Bilamana tanah pondasi tidak bersifat sama, melainkan berlapis-lapis dengan parameter elastik yang berbeda-beda, maka harus diterapkan suatu metoda untuk sampai kepada parameter elastik yang representatif untuk diterapkan ke dalam persamaan diatas. Poulos dan Davis, 1974, telah mengembangkan berbagai persamaan matematis untuk menghitung penurunan tanah pondasi dengan model elastik ini.
Nah, jelas bahwa untuk sampai kepada nilai modulus reaksi subgrade yang representatif, haruslah terlebih dahulu dihitung besarnya penurunan yang akan terjadi. Lalu mengapa kita harus repot-repot untuk meng-konversikan kembali hasil perhitungan penurunan tersebut kedalam besaran konstanta pegas hanya untuk menjawab pertanyaan ahli struktur? Para ahli struktur menanyakan angka tersebut karena ingin memasukkan parameter tersebut ke dalam program komputer yang mereka miliki. Sepanjang pengetahuan penulis program-program komputer tersebut tidak memasukkan parameter-parameter geoteknik, karena memang bukan dikembangkan untuk itu.
Suatu hal lagi yang perlu ditekankan disini model konstanta pegas itu berdasarkan asumsi tanah berprilaku linear atau elastik (juga sutatu pendekatan ahli struktur). Dalam kenyataannya sejak teori Wrikler itu dikembangkan (tahun 1867), 133 tahun telah lewat dan telah diketahui bahwa tanah tidaklah berprilaku elastik. Telah dikembangkan berbagai pemodelan tanah, dari mulai teori elastik, elasto-plastik, plastik, dan hingga ke Modified Cam Clay theory. Wrinkler diikuti Terzaghi menyederhanakan formulasi matematis ke dalam persamaan sederhana agar bisa diterapkan secara cepat oleh para engineer. Yang kemudian, seperti dibahas diatas, dikembangkan lebih lanjut oleh Vesic, Poulos dan Davis dan lain-lain pakar . Hingga era tahun-tahun 80-an dimana era komputer belum lagi seperti sekarang hal diatas dapat dimengerti. Namun, dalam era komputer seperti sekarang dimana hampir setiap engineer memiliki komputer pribadi yang sanggup menjalankan metoda finite element secara cepat dan murah, mengapa kita tidak menggunakan metoda finite element yang dikembangkan secara khusus untuk membahas soil structure interaction? Misalnya program PLAXIS yang dibuat untuk penerapakan geoteknik, dimana telah dimasukkan berbagai model tanah, dari model elastik, soft soil model, hard soil model hingga cam-clay model. Program teresebut telah dapat membahas soil structure interaction secara memadai, bahkan untuk pembebanan dinamis. Dan malah dalam waktu dekat akan dikeluarkan versi tiga dimensi-nya, dimana dengan program ini dapat dimodelkan pile raft foundation.
3. KESIMPULAN
Para ahli struktur sebaiknya berkomunikasi dengan ahli geoteknik dalam penerapan parameter konstanta pegas yang dapat dikatakan telah sedikit ketinggalan jaman ini.
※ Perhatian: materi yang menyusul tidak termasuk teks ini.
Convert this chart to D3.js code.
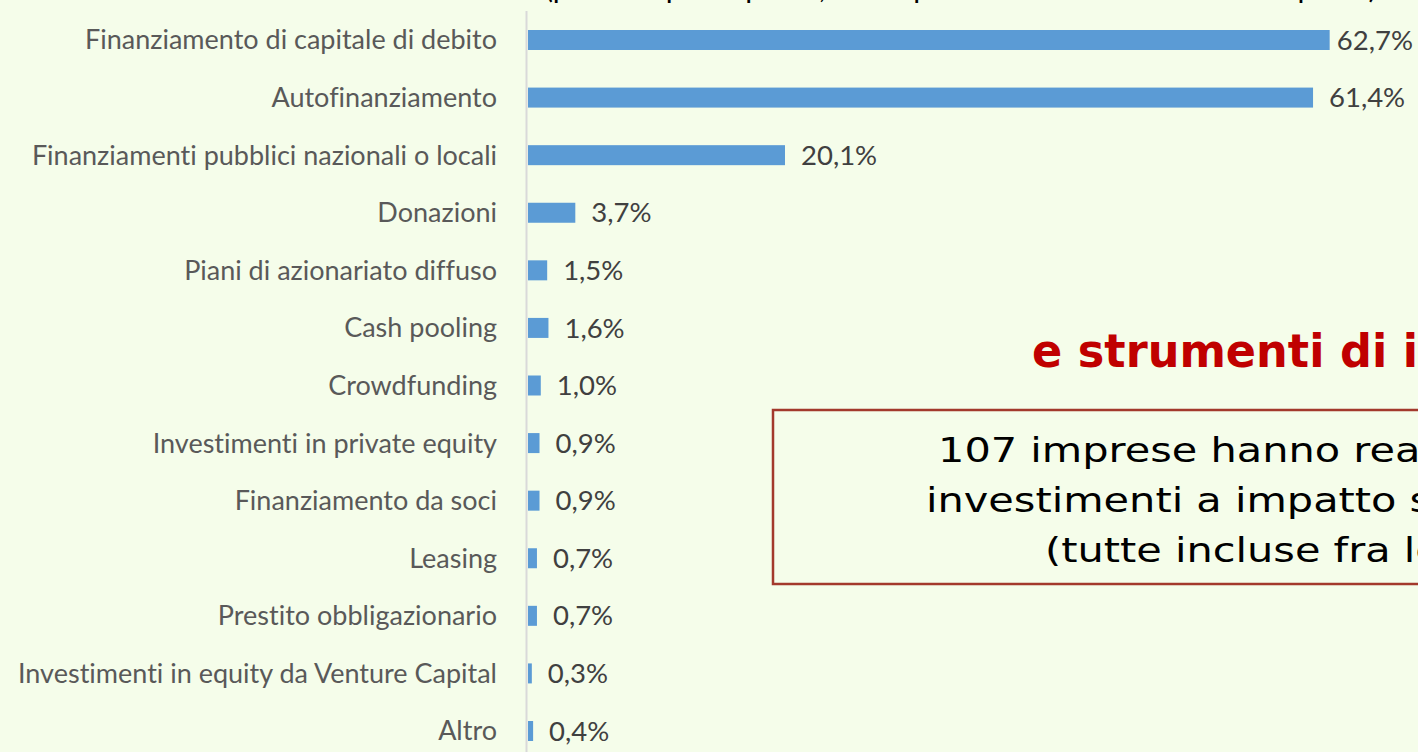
<!DOCTYPE html>
<html>
<head>
<meta charset="utf-8">
<script src="https://cdn.jsdelivr.net/npm/d3@7"></script>
<style>
  html, body { margin: 0; padding: 0; background: #f5fdea; overflow: hidden; }
  svg { display: block; }
  text { font-variant-ligatures: none; }
</style>
</head>
<body>
<svg width="1418" height="752"></svg>
<script>
const svg = d3.select("svg");
const width = +svg.attr("width");
const height = +svg.attr("height");

// Data
const categories = [
  "Finanziamento di capitale di debito",
  "Autofinanziamento",
  "Finanziamenti pubblici nazionali o locali",
  "Donazioni",
  "Piani di azionariato diffuso",
  "Cash pooling",
  "Crowdfunding",
  "Investimenti in private equity",
  "Finanziamento da soci",
  "Leasing",
  "Prestito obbligazionario",
  "Investimenti in equity da Venture Capital",
  "Altro"
];
const values = [62.7, 61.4, 20.1, 3.7, 1.5, 1.6, 1.0, 0.9, 0.9, 0.7, 0.7, 0.3, 0.4];

const titleText = "(possibili più risposte; valori percentuali sul totale delle imprese)";
const headingText = "e strumenti di inv";
const boxLines = [
  "107 imprese hanno real",
  "investimenti a impatto so",
  "(tutte incluse fra le"
];

const data = categories.map((c, i) => ({ cat: c, val: values[i] }));
const fmt = v => d3.format(".1f")(v).replace(".", ",") + "%";

// Scales
const x = d3.scaleLinear().domain([0, 70]).range([528, 1423]);
const y = d3.scalePoint().domain(categories).range([40, 731]);
const barH = 20;

// background
svg.append("rect").attr("width", width).attr("height", height).attr("fill", "#f5fdea");

// partially visible title at top
svg.append("text")
  .attr("x", 545).attr("y", -2)
  .attr("font-family", "Lato, sans-serif")
  .attr("font-size", 30)
  .attr("fill", "#000")
  .text(titleText);

// vertical axis line
svg.append("line")
  .attr("x1", 526.5).attr("x2", 526.5)
  .attr("y1", 11).attr("y2", height)
  .attr("stroke", "#d9d9d9").attr("stroke-width", 2);

// bars
svg.selectAll("rect.bar")
  .data(data)
  .join("rect")
  .attr("class", "bar")
  .attr("x", x(0))
  .attr("y", d => y(d.cat) - barH / 2)
  .attr("width", d => x(d.val) - x(0))
  .attr("height", barH)
  .attr("fill", "#5b9bd5");

// category labels
svg.selectAll("text.cat")
  .data(data)
  .join("text")
  .attr("class", "cat")
  .attr("x", 497)
  .attr("y", d => y(d.cat))
  .attr("dy", "0.35em")
  .attr("text-anchor", "end")
  .attr("font-family", "Lato, sans-serif")
  .attr("font-size", 27)
  .attr("fill", "#595959")
  .text(d => d.cat);

// value labels, pulled in when they would run past the edge
svg.selectAll("text.val")
  .data(data)
  .join("text")
  .attr("class", "val")
  .attr("y", d => y(d.cat))
  .attr("dy", "0.35em")
  .attr("font-family", "Lato, sans-serif")
  .attr("font-size", 27.5)
  .attr("fill", "#404040")
  .text(d => fmt(d.val))
  .attr("x", function(d) {
    const w = this.getComputedTextLength();
    return Math.min(x(d.val) + 16, width - 5 - w);
  });

// red heading, cut at right edge
svg.append("g")
  .attr("transform", "translate(1032,367) scale(0.97,1)")
  .append("text")
  .attr("font-family", "DejaVu Sans, sans-serif")
  .attr("font-weight", "bold")
  .attr("font-size", 46)
  .attr("fill", "#c00000")
  .text(headingText);

// note box
svg.append("rect")
  .attr("x", 773).attr("y", 410)
  .attr("width", 900).attr("height", 174)
  .attr("fill", "none")
  .attr("stroke", "#a3392c").attr("stroke-width", 2.5);

const boxX = [938, 926, 1045];
svg.selectAll("g.box")
  .data(boxLines)
  .join("g")
  .attr("class", "box")
  .attr("transform", (d, i) => `translate(${boxX[i]},${462 + i * 50}) scale(1.22,1)`)
  .append("text")
  .attr("font-family", "DejaVu Sans, sans-serif")
  .attr("font-size", 34)
  .attr("fill", "#000")
  .text(d => d);
</script>
</body>
</html>
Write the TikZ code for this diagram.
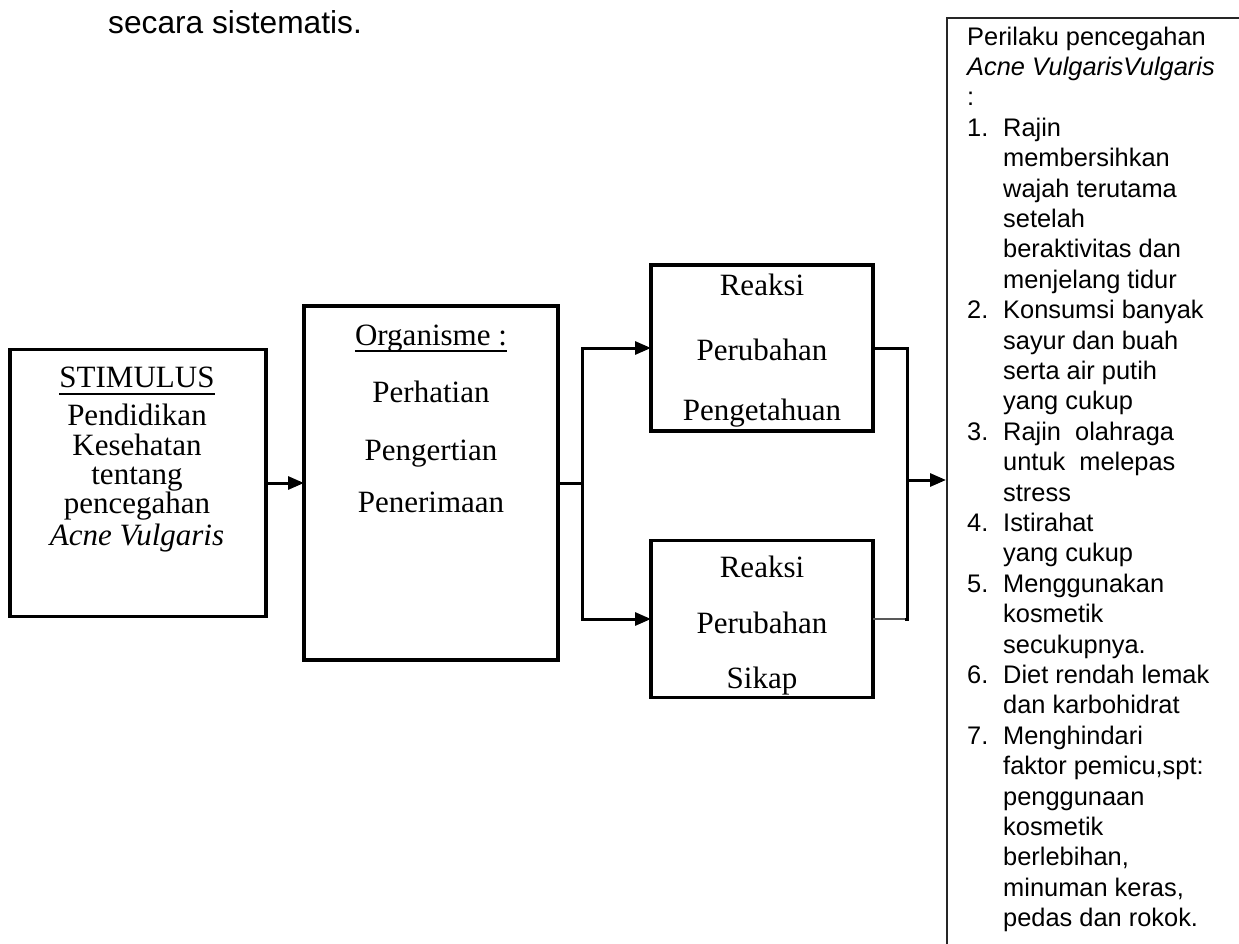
\documentclass[tikz,border=0pt]{standalone}
\usepackage{fontspec}
\setmainfont{Liberation Serif}
\newfontfamily\arialf{Liberation Sans}
\usetikzlibrary{arrows.meta}
\begin{document}
\begin{tikzpicture}[x=1bp,y=-1bp,
  box/.style={draw, line width=3.3bp, inner sep=0pt, outer sep=0pt},
  serif/.style={inner sep=0pt, font=\fontsize{31bp}{36bp}\selectfont, anchor=base},
  sans/.style={inner sep=0pt, font=\arialf\fontsize{25.4bp}{30bp}\selectfont, anchor=base west},
  conn/.style={line width=3bp},
  arr/.style={conn, -{Triangle[length=16bp,width=13bp]}},
  uline/.style={line width=2.6bp}]
\useasboundingbox (0,0) rectangle (1239,944);
\fill[white] (0,0) rectangle (1239,944);

% top text
\node[inner sep=0pt, anchor=base west, font=\arialf\fontsize{31.7bp}{36bp}\selectfont] (title) at (108,33) {secara sistematis.};

% boxes
\node[box, minimum width=256bp, minimum height=267bp] (stim) at (138,483) {};
\node[box, minimum width=254bp, minimum height=354bp] (org) at (431,483) {};
\node[box, minimum width=222bp, minimum height=166bp] (r1) at (762,348) {};
\node[box, minimum width=222bp, minimum height=157bp] (r2) at (762,619) {};

% stimulus text
\node[serif] (s0) at (137,387) {STIMULUS};
\draw[uline] ([yshift=-7bp]s0.base west) -- ([yshift=-7bp]s0.base east);
\node[serif] (s1) at (137,425) {Pendidikan};
\node[serif] (s2) at (137,455) {Kesehatan};
\node[serif] (s3) at (137,484) {tentang};
\node[serif] (s4) at (137,513) {pencegahan};
\node[serif] (s5) at (137,545) {\itshape Acne Vulgaris};

% organisme text
\node[serif] (o0) at (431,345) {Organisme :};
\draw[uline] ([yshift=-6bp]o0.base west) -- ([yshift=-6bp]o0.base east);
\node[serif] (o1) at (431,402) {Perhatian};
\node[serif] (o2) at (431,460) {Pengertian};
\node[serif] (o3) at (431,512) {Penerimaan};

% reaksi texts
\node[serif] (a0) at (762,295) {Reaksi};
\node[serif] (a1) at (762,360) {Perubahan};
\node[serif] (a2) at (762,420) {Pengetahuan};
\node[serif] (b0) at (762,577) {Reaksi};
\node[serif] (b1) at (762,633) {Perubahan};
\node[serif] (b2) at (762,688) {Sikap};

% right box
\draw[line width=2bp, black!85] (947,944) -- (947,18) -- (1239,18);
\coordinate (rbin) at (946,480);

% connectors
\draw[arr] (stim.east) -- (org.west);
\coordinate (j1) at (582,483);
\draw[conn] (org.east) -- (j1);
\draw[arr] (j1) |- (r1.west);
\draw[arr] (j1) |- (r2.west);
\coordinate (j2) at (907,480);
\draw[conn] (r1.east) -| (j2);
\draw[conn] (j2) |- ([xshift=-2bp]j2 |- r2.east);
\draw[line width=2bp, black!65] ([xshift=-2bp]j2 |- r2.east) -- (r2.east);
\draw[arr] (j2) -- (rbin);

% right box list
\foreach \i/\t in {0/{Perilaku pencegahan}, 1/{\itshape Acne VulgarisVulgaris}, 2/{:}}
  \node[sans] (L\i) at (967,45+30.4*\i) {\t};
\foreach \i/\t in {3/{Rajin}, 4/{membersihkan}, 5/{wajah terutama}, 6/{setelah},
  7/{beraktivitas dan}, 8/{menjelang tidur}, 9/{Konsumsi banyak}, 10/{sayur dan buah},
  11/{serta air putih}, 12/{yang cukup}, 13/{Rajin\ \ olahraga}, 14/{untuk\ \ melepas},
  15/{stress}, 16/{Istirahat}, 17/{yang cukup}, 18/{Menggunakan}, 19/{kosmetik},
  20/{secukupnya.}, 21/{Diet rendah lemak}, 22/{dan karbohidrat}, 23/{Menghindari},
  24/{faktor pemicu,spt:}, 25/{penggunaan}, 26/{kosmetik}, 27/{berlebihan,},
  28/{minuman keras,}, 29/{pedas dan rokok.}}
  \node[sans] (L\i) at (1003,45+30.4*\i) {\t};
\foreach \i/\n in {3/1, 9/2, 13/3, 16/4, 18/5, 21/6, 23/7}
  \node[sans] (N\i) at (967,45+30.4*\i) {\n.};
\end{tikzpicture}
\end{document}
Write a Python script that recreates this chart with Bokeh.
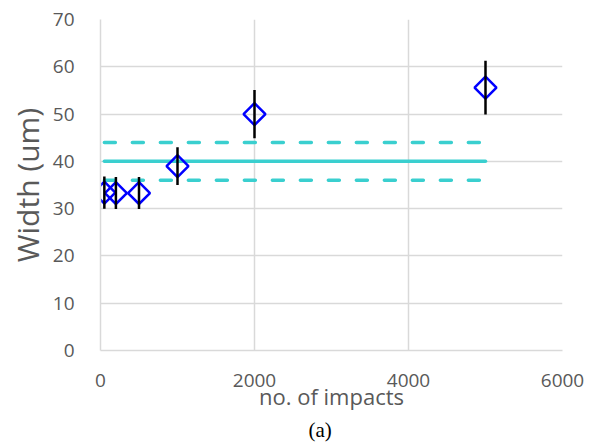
import math
from bokeh.plotting import figure
from bokeh.models import Range1d, FixedTicker, Title, ColumnDataSource
from bokeh.embed import file_html
from bokeh.resources import INLINE

# data
impacts = [50, 200, 500, 1000, 2000, 5000]
width_um = [33.4, 33.3, 33.3, 39.0, 50.0, 55.6]
width_err = [3.4, 3.4, 3.4, 4.0, 5.1, 5.7]
ref_x = [50, 5000]
ref_mean = [40, 40]
ref_upper = [44, 44]
ref_lower = [36, 36]
x_ticks = [0, 2000, 4000, 6000]
y_ticks = [0, 10, 20, 30, 40, 50, 60, 70]

p = figure(width=590, height=448, output_backend="svg", toolbar_location=None,
           x_range=Range1d(0, 6000), y_range=Range1d(0, 70),
           min_border_left=100, min_border_right=28, min_border_top=19, min_border_bottom=98)
p.outline_line_color = None
p.background_fill_color = "white"
p.border_fill_color = "white"

FONT = "Open Sans"
for ax in (p.xaxis[0], p.yaxis[0]):
    ax.axis_line_color = "#D9D9D9"
    ax.axis_line_width = 1.5
    ax.major_tick_line_color = None
    ax.minor_tick_line_color = None
    ax.major_label_text_color = "#595959"
    ax.major_label_text_font = FONT
    ax.major_label_text_font_size = "19px"
    ax.axis_label_text_color = "#595959"
    ax.axis_label_text_font = FONT
    ax.axis_label_text_font_style = "normal"

p.xaxis.ticker = FixedTicker(ticks=x_ticks)
p.yaxis.ticker = FixedTicker(ticks=y_ticks)
p.xaxis.major_label_standoff = 17
p.yaxis.major_label_standoff = 20
p.xaxis.axis_label = "no. of impacts"
p.xaxis.axis_label_text_font_size = "22px"
p.xaxis.axis_label_standoff = -9
p.yaxis.axis_label = "Width (um)"
p.yaxis.axis_label_text_font_size = "30px"
p.yaxis.axis_label_standoff = 2

p.xgrid.ticker = FixedTicker(ticks=x_ticks)
p.ygrid.ticker = FixedTicker(ticks=y_ticks)
p.grid.grid_line_color = "#D9D9D9"
p.grid.grid_line_width = 1.5

cyan = "#3ACFCF"
p.line(ref_x, ref_mean, line_color=cyan, line_width=3.5, line_cap="round")
p.line(ref_x, ref_upper, line_color=cyan, line_width=3.5, line_cap="round", line_dash="11 17")
p.line(ref_x, ref_lower, line_color=cyan, line_width=3.5, line_cap="round", line_dash="11 17")

src = ColumnDataSource(dict(
    x=impacts, y=width_um,
    lo=[v - e for v, e in zip(width_um, width_err)],
    hi=[v + e for v, e in zip(width_um, width_err)],
))
p.scatter("x", "y", source=src, marker="square", angle=math.pi / 4, size=15.5,
          fill_color=None, line_color="#0000FF", line_width=2.5)
p.segment(x0="x", y0="lo", x1="x", y1="hi", source=src, line_color="black", line_width=2.5)

cap = Title(text="(a)", align="left", vertical_align="top", text_font="Liberation Serif",
            text_font_size="21px", text_font_style="normal", text_color="black",
            offset=208, standoff=9)
p.add_layout(cap, "below")

open("out.html", "w").write(file_html(p, INLINE))
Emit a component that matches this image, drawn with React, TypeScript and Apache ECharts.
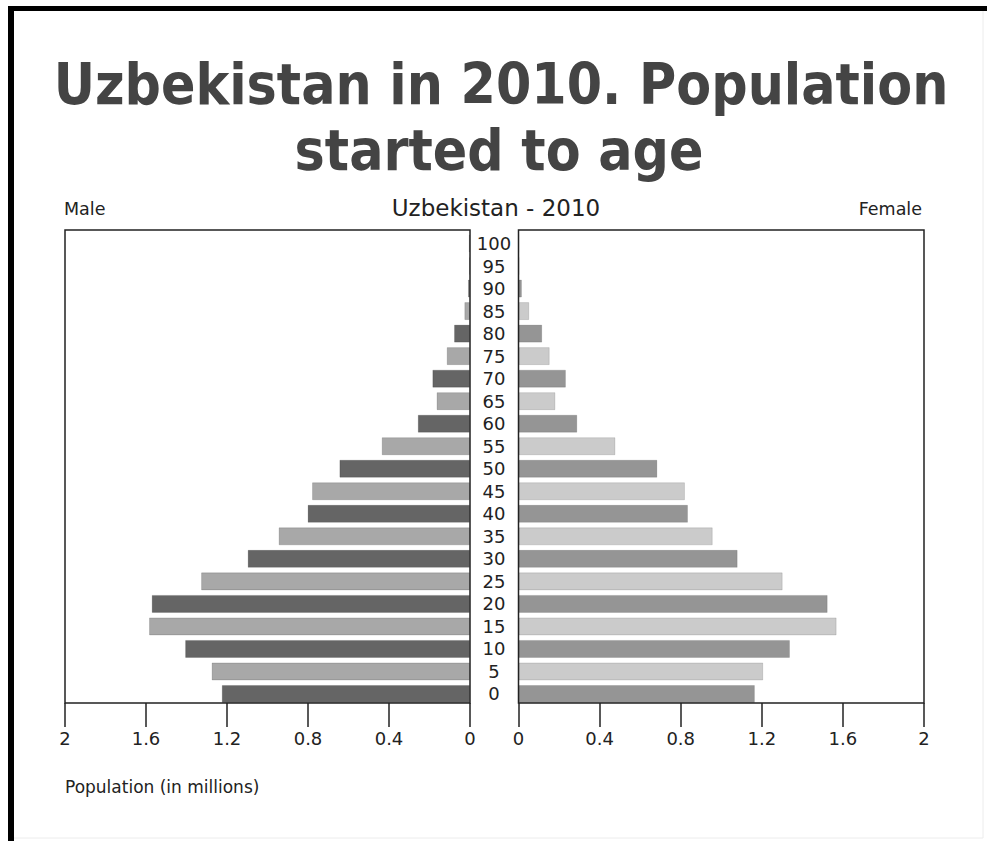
import React, { useEffect, useRef } from 'react';
import * as echarts from 'echarts';

// Age groups (lower bound of each 5-year group)
const ageGroups = ['0', '5', '10', '15', '20', '25', '30', '35', '40', '45', '50', '55', '60', '65', '70', '75', '80', '85', '90', '95', '100'];

// Population in millions
const maleMillions = [1.226, 1.276, 1.407, 1.585, 1.572, 1.328, 1.098, 0.945, 0.802, 0.78, 0.645, 0.436, 0.258, 0.165, 0.186, 0.115, 0.079, 0.028, 0.01, 0.005, 0.006];
const femaleMillions = [1.166, 1.207, 1.339, 1.569, 1.525, 1.303, 1.081, 0.958, 0.836, 0.821, 0.685, 0.478, 0.29, 0.182, 0.234, 0.154, 0.117, 0.053, 0.017, 0.003, 0.001];

// Axis ticks
const axisMin = 0;
const axisMax = 2;
const axisStep = 0.4;

const titleLines = ['Uzbekistan in 2010. Population', 'started to age'];
const chartTitle = 'Uzbekistan - 2010';
const leftLabel = 'Male';
const rightLabel = 'Female';
const xAxisLabel = 'Population (in millions)';

export default function App() {
  const ref = useRef<HTMLDivElement>(null);

  useEffect(() => {
    if (!ref.current) return;
    const chart = echarts.init(ref.current, null, { renderer: 'svg' });

    const textColor = '#222';
    const frameColor = '#222';
    const labelFont = 'DejaVu Sans';
    const titleFont = '"DejaVu Sans Condensed", "DejaVu Sans"';

    const plotTop = 230;
    const plotBottom = 703;
    const leftX0 = 65;
    const leftX1 = 470;
    const rightX0 = 518.5;
    const rightX1 = 924;
    const shift = 2.25;

    const makeX = (gridIndex: number, inverse: boolean) => ({
      type: 'value',
      gridIndex,
      min: axisMin,
      max: axisMax,
      interval: axisStep,
      inverse,
      position: 'bottom',
      offset: -shift,
      axisLine: { show: false },
      splitLine: { show: false },
      axisTick: { show: true, length: 24, lineStyle: { color: frameColor, width: 1.5 } },
      axisLabel: { show: true, margin: 26, fontSize: 18, color: textColor, fontFamily: labelFont, showMinLabel: true, showMaxLabel: true },
    });

    const option: any = {
      animation: false,
      backgroundColor: '#ffffff',
      grid: [
        { left: leftX0, top: plotTop + shift, width: leftX1 - leftX0, height: plotBottom - plotTop, containLabel: false, outerBoundsMode: 'none' },
        { left: rightX0, top: plotTop + shift, width: rightX1 - rightX0, height: plotBottom - plotTop, containLabel: false, outerBoundsMode: 'none' },
      ],
      xAxis: [makeX(0, true), makeX(1, false)],
      yAxis: [
        {
          type: 'category',
          gridIndex: 0,
          data: ageGroups,
          position: 'right',
          axisLine: { show: false },
          axisTick: { show: false },
          axisLabel: { show: true, align: 'center', margin: 24, fontSize: 18, color: textColor, fontFamily: labelFont, interval: 0 },
        },
        {
          type: 'category',
          gridIndex: 1,
          data: ageGroups,
          position: 'left',
          axisLine: { show: false },
          axisTick: { show: false },
          axisLabel: { show: false },
        },
      ],
      series: [
        {
          name: 'Male',
          type: 'bar',
          xAxisIndex: 0,
          yAxisIndex: 0,
          data: maleMillions,
          barWidth: '80%',
          itemStyle: {
            color: (p: any) => (p.dataIndex % 2 === 0 ? '#656565' : '#a8a8a8'),
            borderColor: 'rgba(0,0,0,0.15)',
            borderWidth: 1,
          },
        },
        {
          name: 'Female',
          type: 'bar',
          xAxisIndex: 1,
          yAxisIndex: 1,
          data: femaleMillions,
          barWidth: '80%',
          itemStyle: {
            color: (p: any) => (p.dataIndex % 2 === 0 ? '#959595' : '#cbcbcb'),
            borderColor: 'rgba(0,0,0,0.12)',
            borderWidth: 1,
          },
        },
      ],
      graphic: [
        // outer image border (black L-shape + faint edges)
        { type: 'rect', shape: { x: 8, y: 6, width: 6, height: 835 }, style: { fill: '#000' }, z: 100 },
        { type: 'rect', shape: { x: 8, y: 6, width: 979, height: 5 }, style: { fill: '#000' }, z: 100 },
        { type: 'line', shape: { x1: 983, y1: 11, x2: 983, y2: 838 }, style: { stroke: '#ececec', lineWidth: 1 }, z: 100 },
        { type: 'line', shape: { x1: 14, y1: 838, x2: 983, y2: 838 }, style: { stroke: '#ececec', lineWidth: 1 }, z: 100 },
        // plot frames
        { type: 'rect', shape: { x: leftX0, y: plotTop, width: leftX1 - leftX0, height: plotBottom - plotTop }, style: { fill: 'none', stroke: frameColor, lineWidth: 1.5 }, z: 100 },
        { type: 'rect', shape: { x: rightX0, y: plotTop, width: rightX1 - rightX0, height: plotBottom - plotTop }, style: { fill: 'none', stroke: frameColor, lineWidth: 1.5 }, z: 100 },
        // titles
        { type: 'text', x: 501, y: 84, style: { text: titleLines[0], fontSize: 56.5, fontWeight: 'bold', fontFamily: titleFont, fill: '#444', align: 'center', verticalAlign: 'middle' }, z: 100 },
        { type: 'text', x: 499, y: 150, style: { text: titleLines[1], fontSize: 56.5, fontWeight: 'bold', fontFamily: titleFont, fill: '#444', align: 'center', verticalAlign: 'middle' }, z: 100 },
        { type: 'text', x: 496, y: 208, style: { text: chartTitle, fontSize: 23, fontFamily: labelFont, fill: textColor, align: 'center', verticalAlign: 'middle' }, z: 100 },
        { type: 'text', x: 64, y: 209, style: { text: leftLabel, fontSize: 17.5, fontFamily: labelFont, fill: textColor, align: 'left', verticalAlign: 'middle' }, z: 100 },
        { type: 'text', x: 922, y: 209, style: { text: rightLabel, fontSize: 17.5, fontFamily: labelFont, fill: textColor, align: 'right', verticalAlign: 'middle' }, z: 100 },
        { type: 'text', x: 65, y: 787, style: { text: xAxisLabel, fontSize: 17, fontFamily: labelFont, fill: textColor, align: 'left', verticalAlign: 'middle' }, z: 100 },
      ],
    };

    chart.setOption(option);
    return () => chart.dispose();
  }, []);

  return (
    <div
      ref={ref}
      style={{ position: 'fixed', left: 0, top: 0, width: 987, height: 841, background: '#fff' }}
    />
  );
}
Secara bersama ahli struktur dan ahli geoteknik membahas dan menyelesaikan masalah soil structure interaction ini. Ahli struktur dari segi struktur dan ahli geoteknik dari segi geoteknik.
Sedapat mungkin menggunakan model-model tanah yang lebih tepat dengan bantuan program komputer yang dikembangkan khusus untuk tujuan geoteknik. Namun, perlu pula diingat bahwa penentuan parameter tanah yang dipakai sangatlah penting. Ingat bahwa tidak perduli seberapa canggih program komputer tetap saja: "Garbage in Garbage out".